Don't Look At It! Don't Touch It!

United States of America
Children's literature
Troll Communications
Publication date
32 pages

Don't Look At It! Don't Touch It! is a 1996 American children's book written by Steve Patschke, illustrated by Julie Durrell, and published by the company Troll Communications.


The story centers around four young children name Sara, Sammy, Jenny, and Pete, and (according to the illustrations) an accompanying dog, during the holiday of Halloween. At the beginning of the book, they found a mysterious box reading "Don't look at it, don't touch it, don't open it!" in red capital letters, although, being naïve children, decided to open the box anyway. Inside of the box, they found a mysterious key which carried a message that read "Don't take four steps, don't turn right, don't follow the twisting trail!" So, they did the opposite of what the message said, and as they went down the trail they encountered a "spooky old house". The front door of the house was painted with a message reading "Don't walk up to it, don't unlock it, don't go inside!" So, again, they did exactly what the message told them not to do.

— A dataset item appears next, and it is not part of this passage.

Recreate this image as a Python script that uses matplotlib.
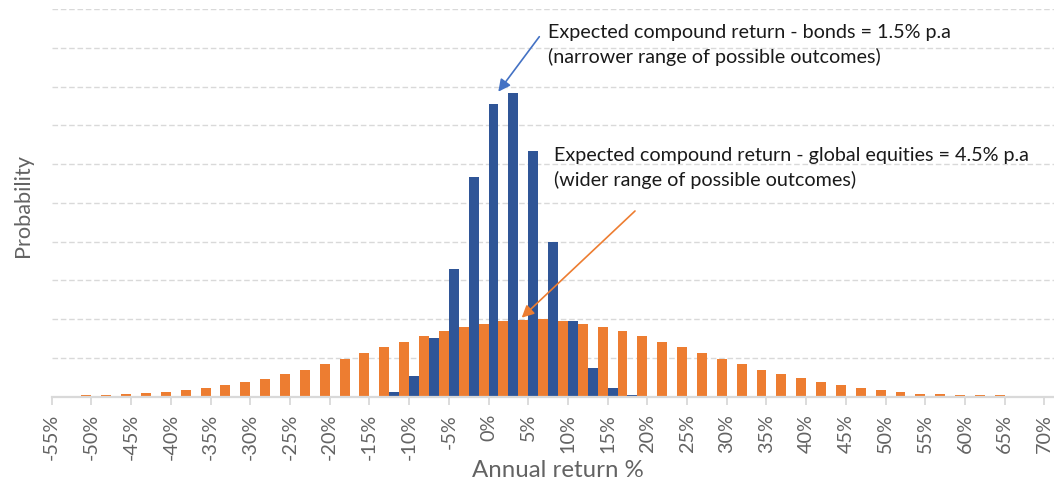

As they continued to wander through the house, this system continued throughout the rest of the story, and additionally, Sammy, Jenny, and Pete each disappeared one occasion after another until Sara was adventuring alone. When the last of her friends had disappeared, Sara came across a door painted with a message reading "Don't do it, don't do it, don't dare open this door!" So she opened the door and peeked through it, and to her surprise, she found all of her friends, including Sammy, Jenny, and Pete, throwing a surprise Halloween party for Sara.


Steve Patschke was inspired to write the book while reading a part of another children's book in which a mother said to her child "Don't look at it! Don't touch it!" in response to her child being "bit by a bee". It suddenly came to him that the phrase could very well fit into a spooky children's book. In an interview, he said that the publishers of the book were very nice and that the illustrator, Julie Durrell, went through with a great majority of his suggestions. He also mentioned that the book took him about 20 minutes to write after the idea struck him in comparison to another book that he wrote, The Spooky Book, which took him two years to write, and that the overall reason he wrote the book, as he is not only an author but is also an elementary school librarian, was that children at his school wanted more spooky books in their school library. [1]


One reviewer said that the book was "full of suspense, and silly giggles, and play-acting, and all sorts of fun." [2] Another reviewer said that "the illustrations are colorful and help her children tell the story." [3] There are several reviews that have similar positivity to these, but overall, most reviewers have given the book a very high rating, especially admiring its plot and/or its illustrations.